Pitt Innovation Challenge 2021
Parenting While Black: Healing and Growing Together

Highlights
- African American communities are disproportionately impacted by structural and interpersonal racism, leading to a disproportionate burden of mental health disorders despite less access to mental health services.
- Parenting While Black (PWB) is a group intervention for African American parents that provides tools for supporting their children’s healthy development
- Pilot of PWB showed positive increases in parents’ use of racial affirmations, coping strategies for discrimination, and academic socialization.
- CBS Pittsburgh's (KDKA) story and video spotlight from Sept 27, 2022: "Kidsburgh: Pitt's 'Parenting While Black' Workshop"
Problem
The stress and trauma associated with the COVID-19 pandemic is deeply felt by African American families. It is clear these events, combined with structural and interpersonal oppression experienced over generations, have contributed to intergenerational trauma and poor mental and physical health.
In Pittsburgh, poverty rates among Black children are higher than in 95% of American cities. Living in poverty is associated with low quality health care, high rates of disease, and increased stress.

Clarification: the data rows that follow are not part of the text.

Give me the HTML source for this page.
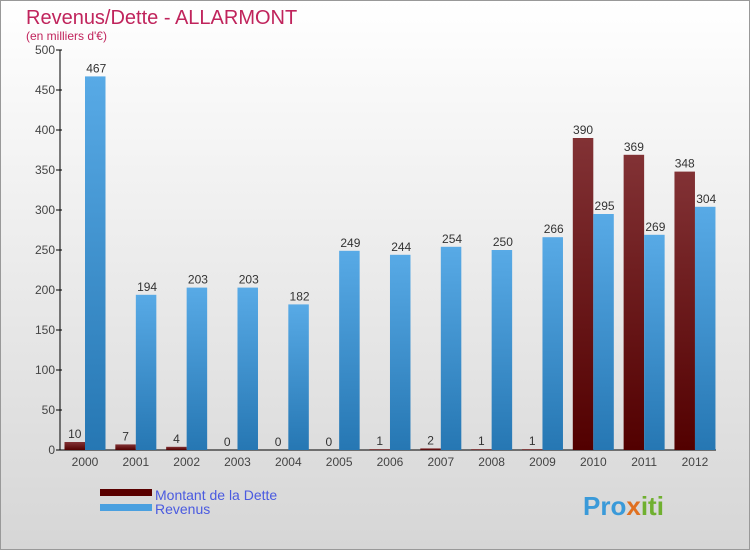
<!DOCTYPE html>
<html><head><meta charset="utf-8"><style>
body{margin:0;background:#fff;}
svg text{font-family:"Liberation Sans",sans-serif;}
</style></head><body>
<svg width="750" height="550" viewBox="0 0 750 550" xmlns="http://www.w3.org/2000/svg">
<defs>
<linearGradient id="bg" x1="0" y1="0" x2="0" y2="1"><stop offset="0" stop-color="#ffffff"/><stop offset="1" stop-color="#d6d6d6"/></linearGradient>
<linearGradient id="gd" x1="0" y1="0" x2="0" y2="1"><stop offset="0" stop-color="#823235"/><stop offset="1" stop-color="#520000"/></linearGradient>
<linearGradient id="gr" x1="0" y1="0" x2="0" y2="1"><stop offset="0" stop-color="#58aae6"/><stop offset="1" stop-color="#2677b3"/></linearGradient>
</defs>
<rect x="0.5" y="0.5" width="749" height="549" fill="url(#bg)" stroke="#999"/>
<text x="26" y="24" font-size="20" fill="#c0245c">Revenus/Dette - ALLARMONT</text>
<text x="26" y="40" font-size="12" fill="#c0245c">(en milliers d'€)</text>
<g id="axes"></g>
<g id="bars"></g>
<g>
<rect x="100" y="489" width="52" height="7" fill="#5a0000"/>
<text x="155" y="500" font-size="14" fill="#4a5ae0">Montant de la Dette</text>
<rect x="100" y="504" width="52" height="7" fill="#4aa0e0"/>
<text x="155" y="514" font-size="14" fill="#4a5ae0">Revenus</text>
</g>
<text x="583" y="515" font-size="26" font-weight="bold" fill="#3a9ad9">Pro<tspan fill="#e07020">x</tspan><tspan fill="#70b030">iti</tspan></text>
</svg>
<script>
const years=["2000","2001","2002","2003","2004","2005","2006","2007","2008","2009","2010","2011","2012"];
const dette=[10,7,4,0,0,0,1,2,1,1,390,369,348];
const revenus=[467,194,203,203,182,249,244,254,250,266,295,269,304];
const yTicks=[0,50,100,150,200,250,300,350,400,450,500];
const NS="http://www.w3.org/2000/svg";
const y0=450,yTop=50,yMax=500,xL=60,xR=716,x0=85,step=50.83,bw=20.5;
const yS=v=>y0-(v/yMax)*(y0-yTop);
const xS=i=>x0+i*step;
function mk(t,a,p){const e=document.createElementNS(NS,t);for(const k in a)e.setAttribute(k,a[k]);p.appendChild(e);return e;}
const ax=document.getElementById('axes'),bg=document.getElementById('bars');
let l=mk('line',{x1:xL,y1:yTop,x2:xL,y2:y0,stroke:'#000'},ax);


l=mk('line',{x1:xL,y1:y0,x2:xR,y2:y0,stroke:'#000'},ax);


yTicks.forEach(v=>{const y=yS(v);
 const t=mk('line',{x1:xL-4,y1:y,x2:xL+2,y2:y,stroke:'#000'},ax);
 
 
 const tx=mk('text',{x:xL-5,y:y+4,'font-size':12,fill:'#444','text-anchor':'end'},ax);tx.textContent=v;
 
 
});
years.forEach((yr,i)=>{const c=xS(i);
 const t=mk('text',{x:c,y:466,'font-size':12,fill:'#444','text-anchor':'middle'},ax);t.textContent=yr;
 
 
 const d=dette[i],r=revenus[i];
 const b1=mk('rect',{x:c-bw,y:yS(d),width:bw,height:y0-yS(d),fill:'url(#gd)'},bg);
 
 
 const l1=mk('text',{x:c-bw/2,y:yS(d)-4,'font-size':12,fill:'#333','text-anchor':'middle'},bg);l1.textContent=d;
 
 
 const b2=mk('rect',{x:c,y:yS(r),width:bw,height:y0-yS(r),fill:'url(#gr)'},bg);
 
 
 const l2=mk('text',{x:c+bw/2+1,y:yS(r)-4,'font-size':12,fill:'#333','text-anchor':'middle'},bg);l2.textContent=r;
 
 
});
</script>
</body></html>
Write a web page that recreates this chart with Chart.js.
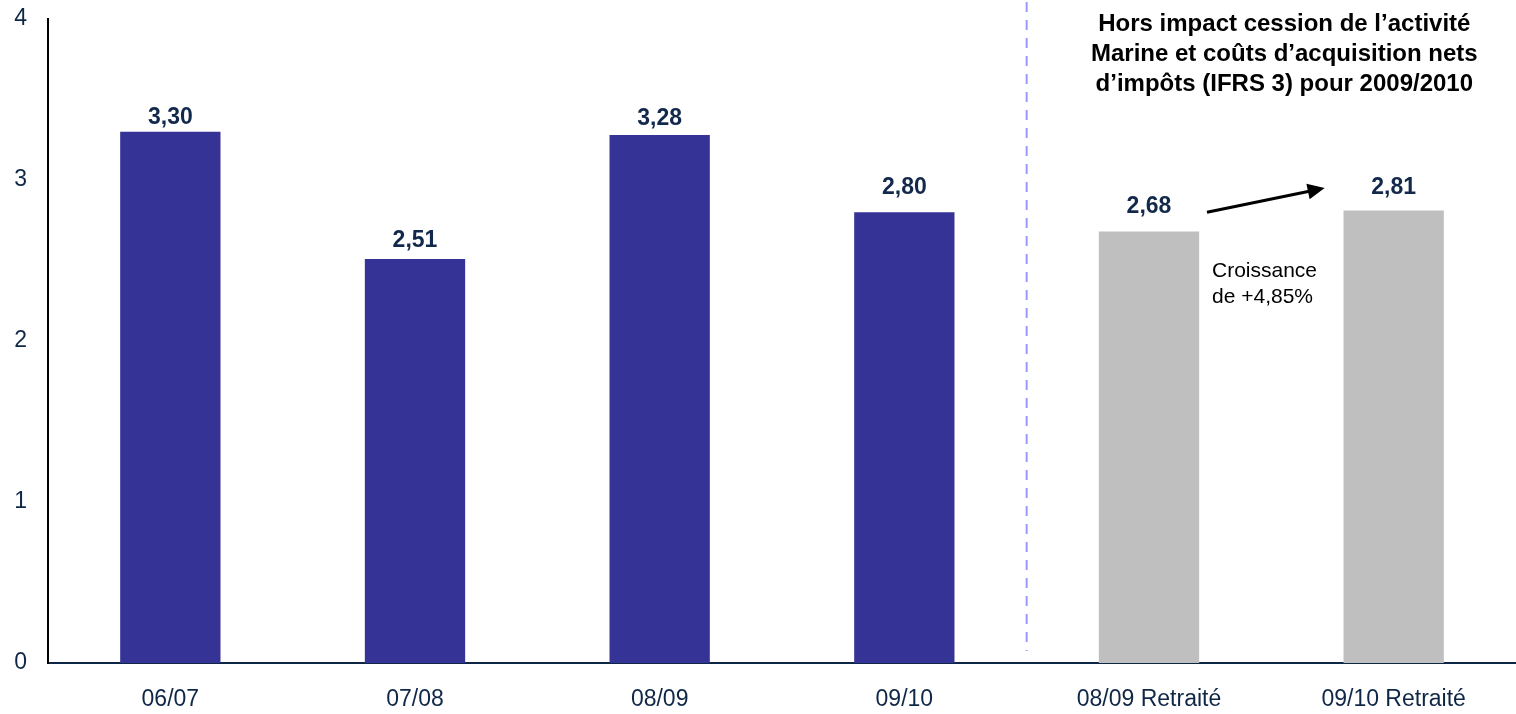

This leaves parents wondering how to manage their own well-being while shielding their children from the negative health impacts of these events. Here in Pittsburgh, by the 10th grade more than 50% of Black youth report having experienced racial discrimination. For adults, these experiences of racism are associated with anxiety disorders, stress, and sleep disturbances; for youth, it results in hyper-vigilance, depressive symptoms, diminished self-esteem, and lower academic performance.
Despite substantial threats to Black wellness, there are very few comprehensive and scientifically tested mental health resources to help parents cope with and manage raising Black children in a racialized society.
Solution
Parenting While Black (PWB) is a group intervention that provides parents with tools to both support their children’s healthy development and their own wellness.
The current program includes six sessions that use a combination of presentations, activities, and group discussions to promote successful parenting in the face of oppressive factors in the African American context.
The PWB pilot program, funded by the RK Mellon Foundation, used three goals:
- Proactively encourage positive racial identity in Black teenagers;
- Enhance parents’ ability to cope with structural and interpersonal discrimination in a supportive group dynamic;
- One-on-one coaching of both parents and teens in ways to respond to oppressive school situations, a central goal of Black parenting.
These proven techniques helped strengthen parents’ abilities to support adolescent mental health and thriving, while also reducing the parents’ depression and stress.
Path to Impact Plan
Parenting self-help is $16 billion market. Demand for this type of programming is high among the 14 million Black families nationally, as well as among the thousands of Black family-serving organizations and networks.
Demand for the first PWB session was high – nearly 100 parents registered in just three weeks. Unfortunately, programming capacity limited us to only 20 families (all reporting successes).
PInCh funding would allow us to improve the curriculum, expand PWB to three Pittsburgh schools, and establish deeper community connections that can potentially bring PWB to more Black students and families across Western Pennsylvania.
Meanwhile, our team will carry out commercialization startup activities (customer discovery, market assessment, and management plan development). This will lead to the development of marketable PWB commercial products (program manuals, online modules, facilitator training seminars) distributed to local and national partner organizations serving African American constituents.
This commercialization approach is modeled after similar curricular, training, and program providers, including one enterprise that partners with schools, community agencies, and individuals to generate more than $7 million in annual revenue through sales of curricular products and training opportunities.
Team
- James Huguley, Ed.D (Pitt School of Social Work) is Associate Dean and Associate Professor at the Center on Race and Social Problems, and a scientific lead on The Pittsburgh Study (TPS) – a large-scale, community-engaged health and racial justice initiative with 450+ community and organizational collaborators. His expertise is in parenting in African American communities, and will oversee all aspects of the project.
- Kyndra Cleveland, Ph.D (Assistant Director, Pitt Center on Race and Social Problems) is a developmental psychologist with expertise in mixed methods research and experiences of families of color, and will oversee data analysis.
- Ming-Te Wang, Ed.D (Pitt School of Education, Learning Research and Development Center) is an expert in large-scale socioemotional interventions, and he will oversee the multi-site implementation.
- Elizabeth Miller, MD, Ph.D (UPMC Children’s Hospital) is Division Director of Adolescent & Young Adult Medicine and Co-Director of The Pittsburgh Study. She will support measure refinement and data analysis.
- Paula Powe, MD (Pitt School of Medicine, Psychiatry) is an expert in Black parenting and mental health, and will support the development of the health and wellness program content.
- Cecily Davis, MSW (Pitt School of Social Work) is a doctoral student and will lead the program implementation team.
- Rachelle Haynik, MPA (Pitt Center on Race and Social Problems) will oversee data collection and analytic procedures for the study.